Thursday, June 12, 2025

March 22, 2019

Turns Out We’ve Been Misinterpreting One Of The World’s Most Famous Paintings

Edvard Munch's 'The Scream' is one of the most famous images in the art world. Now historians and art buffs are saying we have it all wrong.

It’s one of the most famous images in the history of the arts.

It’s also an artwork with a title that gives us all a pass on having to have any real knowledge of art, because Edvard Munch’s ‘The Scream’ is a painting and etching of a figure screaming.

Add despair, existential dread, and whatever else you can extrapolate to sound pretentious at a dinner party.

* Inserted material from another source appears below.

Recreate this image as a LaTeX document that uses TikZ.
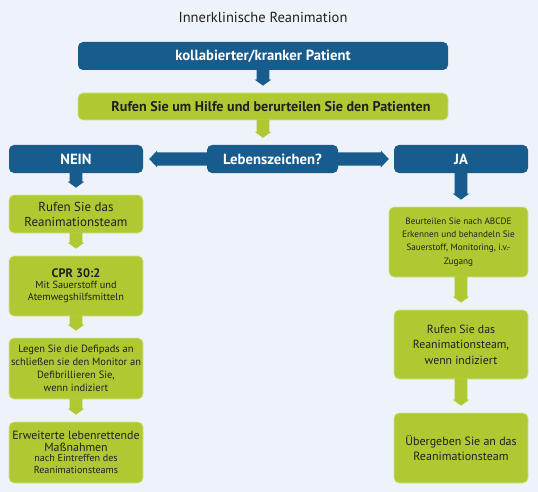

Done.

Sorry, not done.

According to the British museum we’ve all been getting it wrong.

Here’s CNN:

With “The Scream” Munch is recalling a personal memory of a spectacular sunset in Oslo which gave the sky and clouds a dramatic red hue, according to Giulia Bartrum, curator of a forthcoming exhibition devoted to the artist at the British Museum in London.

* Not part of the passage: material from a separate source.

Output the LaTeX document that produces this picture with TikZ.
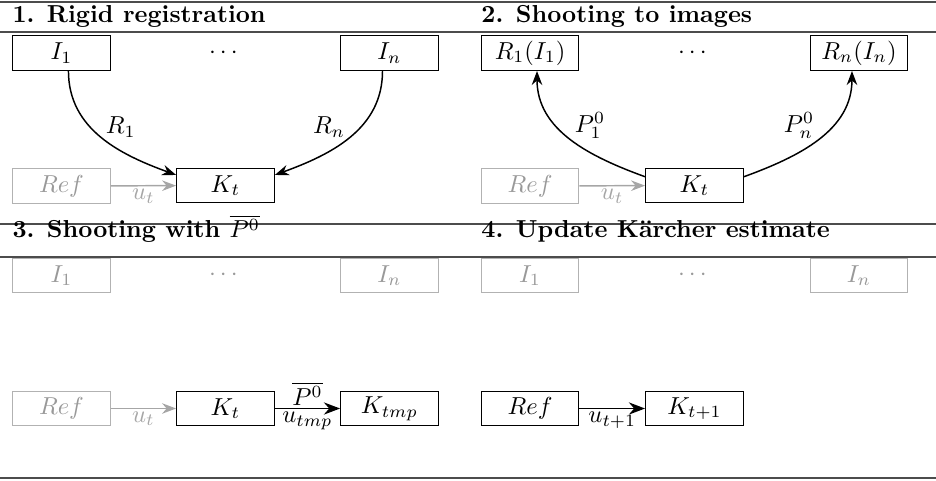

“The blood-red sky had the effect of making him feel hugely anxious,” Bartrum told CNN via telephone. “The artwork is very much a reflection of Munch’s personal mood.”

And the artist wrote an inscription in German on the black and white lithograph version which reads: “I felt the great scream throughout nature.”

Hands over its ears, the ghostly figure is in fact blocking out nature’s scream.

No one was going to get that without a bit of help. On the plus side, ‘nature’s scream’ sounds far more impressive than boring old existential dread.

I guess he isn’t a big fan of the serenity of nature, then, although we can all relate to wanting to curl up in a ball and block out the world around us.

This revelation about the actual meaning behind the painting has come about due to an exhibition titled ‘Edvard Munch: Love and Angst’, which runs at the British Museum from April 11 – July 21. It’s set to be the largest exhibition of the artist’s prints in Britain for 45 years.

‘The Scream’ is the highlight, obviously.